Conference Innovation Through Paradigm Busting

H comme ... Heurter

A strong driving force lies just beneath what you do on a daily basis.

It is the unspoken, unrecognized, and unquestioned assumptions that steer your thinking, decisions and actions. These views developed over time and through education, experiences and interactions with others. These mental models are deeply embedded in our conference planning and management practices.

We often become prisoners to our mental models. They cage our thinking and doom us to experience our own personal looped Groundhog Day. We are constantly repeating the past, identifying the same challenges and constructing the same solutions. Hence, we also get the same results that we got the last time.

Savvy conference organizers realize that their mental models have much more influence over their outcomes than their decisions and actions. To be successful in the future, conference organizers must become paradigm busters–examining, challenging and changing their conventional mental models.

Our Mental Model Lens

We see what our mental models permit us to see.

Consequently, we can only do what our mental models permit us to do. When the way we view planning and managing our conferences changes, we can then change our actions and get very different results.

The problems with mental models arise when they become implicit – when they exist below the level of our awareness…because we remain unaware of our mental models, the models remain unexamined. Because they are unexamined, the models remain unchanged. As the world changes, the gap widens between our mental models and reality, leading to increasingly counterproductive actions. Peter Senge.

Our Mental Models Resist Change

I think, therefore I am resistant to change says professor and change agent expert Frank Duffy.

We do not easily dismiss our mental models.

This is especially true of our conference mental frameworks. We swear by them as long as they seem to produce reasonable results.

People tend to hold onto their theories until incontrovertible evidence, usually in the form of failures, convinces them to accept new paradigms. ~ Henry Petroski.

Becoming Paradigm Busters

Our conference success depends upon us stepping outside of our preconceived mental models. We must become paradigm-busters.

To bust our conference paradigms, we have to turn our mirrors inward and identify our mental models says authors and thought leaders Peter Senge and Ruhi Beri.

The process of conference paradigm busting* involves:

1. Surfacing our cognitive conference constructs.

Identifying our conference cognitive beliefs is the first step. We have to bring our mental models to the surface. This is often a difficult and onerous step.

2. Examining, challenging and testing these models.

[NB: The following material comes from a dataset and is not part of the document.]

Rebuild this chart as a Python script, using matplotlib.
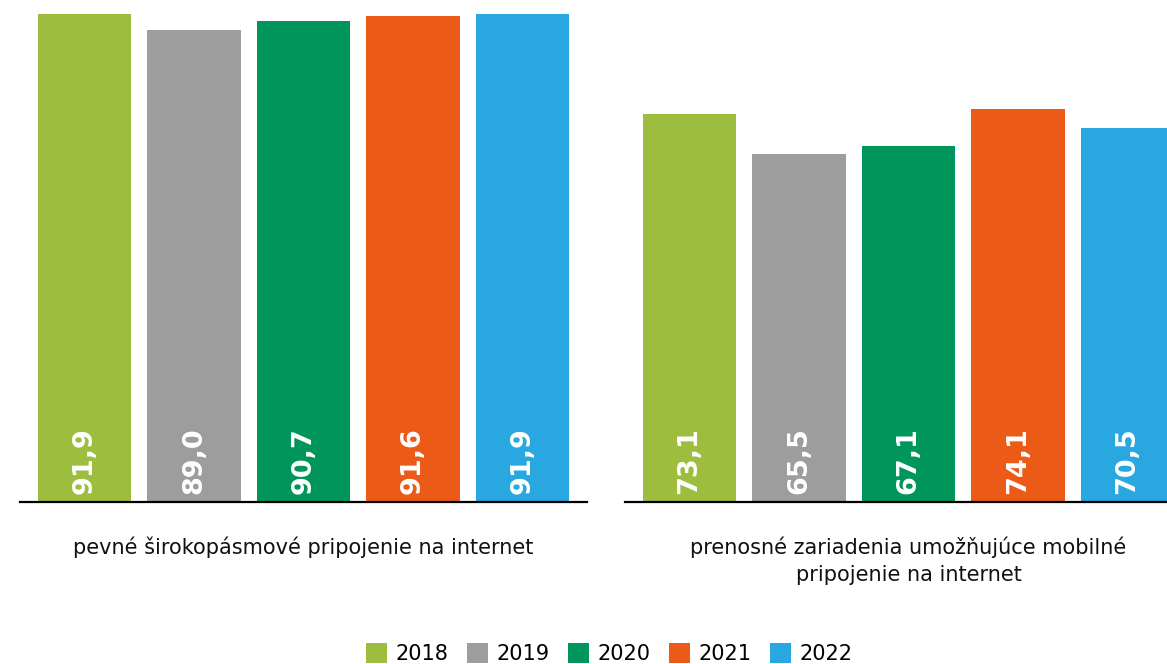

Once we bring our conference mental models to the surface we can examine them rigorously in the light. We use data from past events to see if there is any evidence to back our beliefs.

3. Reframing and improving our models of how our conferences work.

Once we uncover and examine incorrect conference paradigms, we should reframe them. We create new conference frameworks with data and evidence serving as our foundation. We can also use scenario planning to consider how these new mental models will guide our future conferences.

It is only after we bust our conference paradigms that can we imagine new ways to understand the conference world. It is only then that we can expect different results.

* Ruth Beri’s Mental Models, Masa Magna’s Mental Models for Leadership Effectiveness, Peter Senge’s The Fifth Discipline: The Art and Practice of the Learning Organization and The Systems Leadership Institute.

What are some conference mental models that need to be busted? How can we help others recognize and reframe their conference paradigms?